Certain realities need to be faced, even in an election year. First, oil prices are likely to remain high for some time as demand for energy continues to grow at a fast pace in China, India and other developing countries. Second, there is an urgent need to curb the world’s carbon emissions to address the threat of global warming.
Americans — like the rest of the world — must find ways to curb their use of fossil fuels. Higher, not lower, prices are an important way to spur the needed technological innovation and curb demand.
Of course, this logic escapes many politicians. New York State Republicans said they would try to pass a bill that would suspend the 32.4-cent-a-gallon state gas tax during the summer, blowing a $500 million hole in the state budget. Fortunately, it has no chance of passing.

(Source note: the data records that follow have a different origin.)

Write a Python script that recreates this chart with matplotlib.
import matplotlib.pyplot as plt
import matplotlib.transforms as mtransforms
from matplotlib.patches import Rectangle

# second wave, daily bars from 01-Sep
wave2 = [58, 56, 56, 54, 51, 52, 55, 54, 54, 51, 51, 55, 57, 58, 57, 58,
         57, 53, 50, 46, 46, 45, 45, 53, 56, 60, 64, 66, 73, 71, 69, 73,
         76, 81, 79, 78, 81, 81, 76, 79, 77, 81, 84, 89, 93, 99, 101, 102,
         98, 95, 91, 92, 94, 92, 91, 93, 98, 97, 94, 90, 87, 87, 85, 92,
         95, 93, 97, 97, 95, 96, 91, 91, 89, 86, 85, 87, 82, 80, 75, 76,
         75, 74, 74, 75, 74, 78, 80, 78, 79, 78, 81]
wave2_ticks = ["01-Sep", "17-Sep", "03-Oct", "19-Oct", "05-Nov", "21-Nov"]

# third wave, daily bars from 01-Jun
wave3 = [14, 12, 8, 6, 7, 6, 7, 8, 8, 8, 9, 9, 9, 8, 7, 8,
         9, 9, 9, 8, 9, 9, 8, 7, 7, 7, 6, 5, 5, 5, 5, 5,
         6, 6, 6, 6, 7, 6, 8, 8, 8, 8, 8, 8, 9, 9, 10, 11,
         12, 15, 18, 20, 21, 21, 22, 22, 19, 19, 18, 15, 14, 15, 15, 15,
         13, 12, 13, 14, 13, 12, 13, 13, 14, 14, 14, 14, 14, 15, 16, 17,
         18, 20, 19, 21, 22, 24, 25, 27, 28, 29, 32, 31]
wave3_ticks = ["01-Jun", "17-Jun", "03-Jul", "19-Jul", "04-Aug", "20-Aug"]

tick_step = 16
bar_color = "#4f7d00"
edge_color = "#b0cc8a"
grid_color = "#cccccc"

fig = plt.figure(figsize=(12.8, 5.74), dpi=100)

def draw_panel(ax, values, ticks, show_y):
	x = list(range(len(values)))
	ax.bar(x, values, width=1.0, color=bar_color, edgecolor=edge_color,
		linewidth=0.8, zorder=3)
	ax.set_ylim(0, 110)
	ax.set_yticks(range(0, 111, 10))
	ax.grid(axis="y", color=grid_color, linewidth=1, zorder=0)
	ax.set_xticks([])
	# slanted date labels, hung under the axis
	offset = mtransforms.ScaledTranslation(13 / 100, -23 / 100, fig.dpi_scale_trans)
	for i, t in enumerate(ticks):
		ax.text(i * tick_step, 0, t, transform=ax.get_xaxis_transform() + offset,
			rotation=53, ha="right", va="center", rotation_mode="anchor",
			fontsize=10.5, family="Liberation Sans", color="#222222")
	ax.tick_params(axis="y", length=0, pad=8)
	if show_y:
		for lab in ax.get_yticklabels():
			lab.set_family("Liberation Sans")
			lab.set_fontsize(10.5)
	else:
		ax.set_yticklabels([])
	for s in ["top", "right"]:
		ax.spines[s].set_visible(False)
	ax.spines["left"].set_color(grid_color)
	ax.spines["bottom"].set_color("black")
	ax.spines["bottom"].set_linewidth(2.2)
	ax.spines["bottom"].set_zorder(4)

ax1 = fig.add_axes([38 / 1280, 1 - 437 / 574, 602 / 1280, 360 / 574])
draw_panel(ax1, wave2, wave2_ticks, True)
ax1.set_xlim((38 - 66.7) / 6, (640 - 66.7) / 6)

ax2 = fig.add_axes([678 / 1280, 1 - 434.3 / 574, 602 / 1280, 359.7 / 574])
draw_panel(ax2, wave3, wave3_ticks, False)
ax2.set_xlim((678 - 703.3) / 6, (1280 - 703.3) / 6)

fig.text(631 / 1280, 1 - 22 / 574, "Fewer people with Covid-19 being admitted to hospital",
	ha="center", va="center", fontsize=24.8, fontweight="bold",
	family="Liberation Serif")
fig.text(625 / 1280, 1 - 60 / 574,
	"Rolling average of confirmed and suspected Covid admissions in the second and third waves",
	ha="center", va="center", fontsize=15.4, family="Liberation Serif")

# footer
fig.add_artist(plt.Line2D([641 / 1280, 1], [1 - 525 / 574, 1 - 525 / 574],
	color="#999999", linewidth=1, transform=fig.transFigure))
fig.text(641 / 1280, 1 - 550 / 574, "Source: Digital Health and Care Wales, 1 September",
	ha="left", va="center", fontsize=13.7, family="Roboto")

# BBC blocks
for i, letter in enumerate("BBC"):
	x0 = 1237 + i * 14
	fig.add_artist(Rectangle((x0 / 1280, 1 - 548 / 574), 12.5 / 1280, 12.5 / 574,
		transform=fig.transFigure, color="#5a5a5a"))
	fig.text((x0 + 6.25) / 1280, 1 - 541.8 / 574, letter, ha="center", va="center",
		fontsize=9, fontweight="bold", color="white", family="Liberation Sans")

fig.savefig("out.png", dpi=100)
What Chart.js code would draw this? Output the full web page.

The Bush administration’s answer to high gas prices — increasing domestic supplies — is equally simple-minded. On Tuesday, President Bush again lamented Congress’s unwillingness to open the Arctic National Wildlife Refuge to oil exploration or to allow more refineries to be built on abandoned military bases. He said efforts in Congress to impose restrictions on carbon emissions and tax oil companies’ windfall profits “would make energy even more expensive.”
There is not enough oil in Alaska to provide a lasting solution. And Mr. Bush’s prescription would do nothing to address climate change or quench the thirst for oil.
Fortunately, Mr. Obama has not caved to the rising calls for cheap energy and has refused to follow his rivals down this misguided path.
Until recently, Mrs. Clinton also seemed to get it. Like Mr. Obama, she supports tougher fuel-efficiency standards and a cap-and-trade system to reduce carbon emissions — which would have the effect of raising energy prices and reducing demand for gas. Mr. McCain supports a cap-and-trade program.
Neither Mrs. Clinton nor Mr. McCain have explained the inconsistency in their positions. We know pandering when we see it. We also know that suspending the gas tax for the summer won’t solve this country’s energy problems or even reduce the price of gas.